Le cuento que hace 23 años el hice la misma pregunta a su padre y me dijo “Condones no, pero tráigalos que esta calle está llena de putas”. Así comenzó una amistad que duró el mes entero, en ese tiempo pasaba yo por la farmacia a conversar con Monsieur Gustave, le comentaba los planes que teníamos para desarrollar un programa de mercadeo para vender anticonceptivos subsidiados en las farmacias. Criticaba mis ideas, me decía que estaba loco pensar que los condones se podrían vender en las tiendas de abarrotes, que “estos malgaches son muy conservadores, estos pendejos del gobierno nunca lo permitirán”. A mediados de la estadía me conseguí una gruesa de condones en USAID y se los llevé a Gustave, “Ce n’est pas pour vous le dije, c’est pour vos putes”(no es para Usted es para sus putas). “Elles vous remercieront” (ellas se lo agradecerán) contestó. Llamó a una de ellas, le dio la caja y le dijo “este señor les trajo esto para que aprendan a protegerse, dentro de poco se los estaré vendiendo acá, consideren esto una muestra gratis, espero fidelidad”. La puta me sonrió y se fue. En adelante cada vez que pasaba caminado por esa calle las señoritas, muy amables, me decían “comment ça va Monsieur, et les capotes pour quand?” (como le va señor, y los condones para cuando). Una de esas veces iba con dos gringas muy feministas corte años 90 a quienes les pareció terrible que las putas de la calle me saludaran. Les expliqué todo el cuento. Sonrieron, pero imagino que no me creyeron nada.

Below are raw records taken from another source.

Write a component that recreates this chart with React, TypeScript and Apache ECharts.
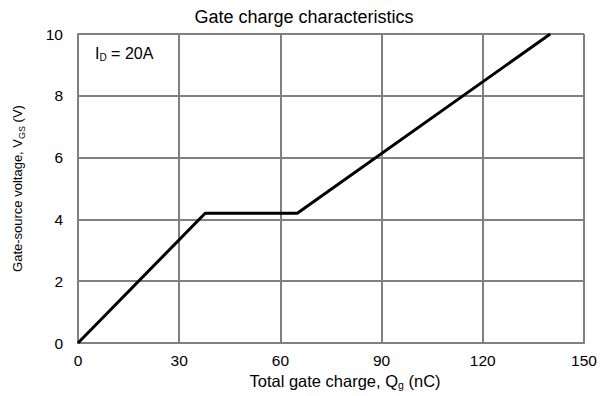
import React, { useEffect, useRef } from "react";
import * as echarts from "echarts";

const chargeNC = [0, 37.7, 65, 140];
const vgs = [0, 4.2, 4.2, 10];
const xTicks = [0, 30, 60, 90, 120, 150];
const yTicks = [0, 2, 4, 6, 8, 10];
const titleText = "Gate charge characteristics";
const annotation = "I{sub|D} = 20A";

export default function App() {
  const ref = useRef<HTMLDivElement>(null);
  useEffect(() => {
    if (!ref.current) return;
    const chart = echarts.init(ref.current, null, { renderer: "svg" });
    const font = "Liberation Sans, Arial, sans-serif";
    const grey = "#808080";
    const sub = (size: number) => ({
      fontSize: size,
      verticalAlign: "bottom",
      padding: [8, 0, 0, 0],
      fontFamily: font,
      color: "#000",
    });
    chart.setOption({
      animation: false,
      backgroundColor: "#ffffff",
      title: {
        text: titleText,
        left: "center",
        top: 3,
        textStyle: { fontFamily: font, fontSize: 18, fontWeight: "normal", color: "#000" },
      },
      grid: { left: 78, right: 24, top: 34, bottom: 53 },
      xAxis: {
        type: "value",
        min: xTicks[0],
        max: xTicks[xTicks.length - 1],
        interval: 30,
        name: "Total gate charge, Q{sub|g} (nC)",
        nameLocation: "middle",
        nameGap: 28,
        nameTextStyle: {
          fontFamily: font,
          fontSize: 16.5,
          color: "#000",
          padding: [0, 0, 0, 28],
          rich: { sub: sub(10.5) },
        },
        axisLine: { show: true, lineStyle: { color: grey, width: 2 } },
        axisTick: { show: false },
        axisLabel: { fontFamily: font, fontSize: 15.5, color: "#000", margin: 9 },
        splitLine: { show: true, lineStyle: { color: grey, width: 2 } },
      },
      yAxis: {
        type: "value",
        min: yTicks[0],
        max: yTicks[yTicks.length - 1],
        interval: 2,
        name: "Gate-source voltage, V{sub|GS} (V)",
        nameLocation: "middle",
        nameRotate: 90,
        nameGap: 52,
        nameTextStyle: { fontFamily: font, fontSize: 13, color: "#000", rich: { sub: sub(9) } },
        axisLine: { show: true, lineStyle: { color: grey, width: 2 } },
        axisTick: { show: false },
        axisLabel: { fontFamily: font, fontSize: 15.5, color: "#000", margin: 15 },
        splitLine: { show: true, lineStyle: { color: grey, width: 2 } },
      },
      graphic: [
        {
          type: "text",
          left: 95,
          top: 45,
          style: {
            text: annotation,
            fontFamily: font,
            fontSize: 16,
            fill: "#000",
            rich: { sub: { ...sub(10), fill: "#000" } },
          },
        },
      ],
      series: [
        {
          type: "line",
          data: chargeNC.map((x, i) => [x, vgs[i]]),
          showSymbol: false,
          symbol: "none",
          lineStyle: { color: "#000", width: 3 },
        },
      ],
    });
    return () => chart.dispose();
  }, []);
  return <div ref={ref} style={{ width: 608, height: 396, position: "absolute", left: 0, top: 0 }} />;
}
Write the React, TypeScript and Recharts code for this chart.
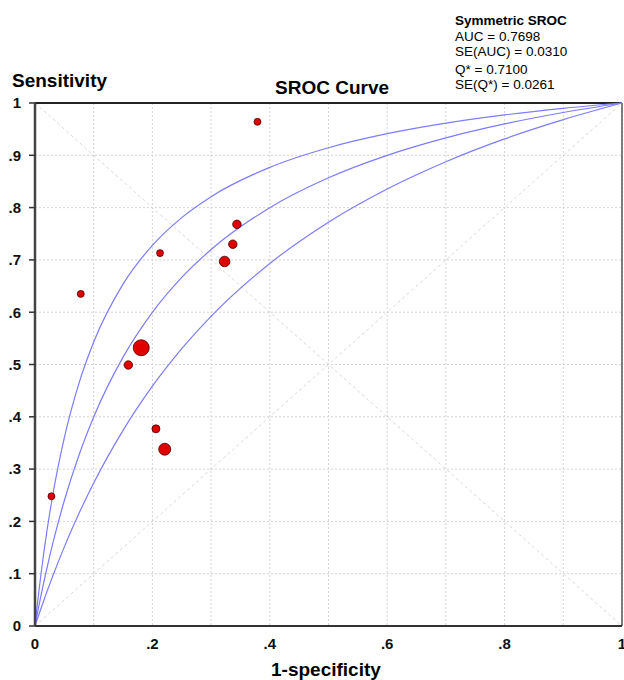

Salgo de la farmacia y le prometo a madamme Claudine que volveré. Bajo por la calle de la Paix, que ahora tiene nombre malgache con muchas enes y muchas aes. Llego al lago de las Jacarandas. Ahí están los árboles, florecidos, bellos. El lago se ve más sucio y hay mucho tráfico. Las calles no han cambiado. La pobreza de la genea tampoco. Tengo realmente la sensación de haber regresado al pasado. Solo que a un pasado peor.

Madagascar es hoy en día uno de los cuatro países más pobres de la tierra, con Haití, Afganistán y Burundi. Carajo mis últimas tres misiones.

El 90 por ciento de sus 25 millones de habitantes vive con menos de un dólar al día, el 95% con menos de dos, el 99% con menos de cuatro y el 99.5% con menos de 10. La edad promedio de la población son 19 años. El único indicador que ha mejorado algo es la mortalidad infantil gracias a campañas masivas de distribución de mosquiteros impregnados de insecticida iniciadas en 2008. Sin embargo, los niños siguen padeciendo altos niveles de desnutrición, la mortalidad materna sigue por los cielos y la tasa bruta de fecundidad, que es el número de hijos que tiene una mujer en su vida reproductiva, sigue siendo demasiado alta. La gente se muere de hambre. Cerca del 70 por ciento de la población es rural. Cerca de la mitad de la población no participa de la economía.

Así no era. Cuando vine en 1993 Madagascar era un país pobre pero no tan pobre. Tenía esperanzas, no tan pocas.